Last Thursday (April 7) NGO Monitor published a detailed report on OCHA, the UN humanitarian aid agency that abuses its mandate in working with high political NGOs and disseminates their factual and legal claims. A key finding was the media’s unquestioning repetition of data and statistics provided by OCHA, without verifying their accuracy.

Cue Reuters. The very day that we published, Reuters ran an article (“With demolitions, Israel tightens squeeze on West Bank Palestinians”) based primarily on allegations provided in an OCHA Humanitarian Bulletin ( “prepared by the United Nations Office for the Coordination of Humanitarian Affairs in collaboration with humanitarian partners” – meaning NGOs).

Soon after, the wire service’s Israel Bureau Chief tweeted an infographic produced by Reuters, exemplifying the way in which the media amplifies OCHA’s message.
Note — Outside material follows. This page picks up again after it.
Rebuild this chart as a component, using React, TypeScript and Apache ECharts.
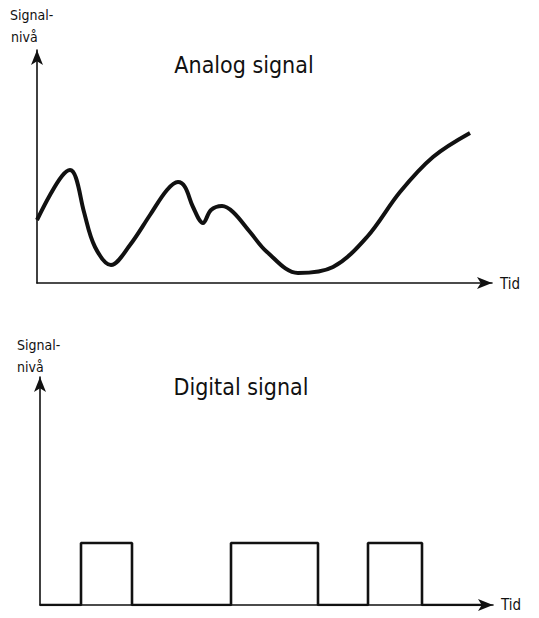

The graphic, which references OCHA as its source, actually contains two parts: a map of the West Bank with clustered data from January and February 2016 and a bar chart going back to 2009. The map is nearly identical to a map published in the aforementioned OCHA bulletin (page 5), with slight adjustments in colors and language, while the chart corresponds to the numbers and date range in a table in the same bulletin (page 4 – OCHA writes that it “began to systematically document the impact of demolitions in 2009.”).

Such collaboration is not uncommon, but rarely is the wholesale repackaging so blatant. Making this a prime example of what Mati Friedman identified as “an informal alliance….of activists and international staffers from the UN and the NGOs; the Western diplomatic corps, particularly in East Jerusalem; and foreign reporters” (“What the Media Gets Wrong About Israel,” The Atlantic, November 30, 2014).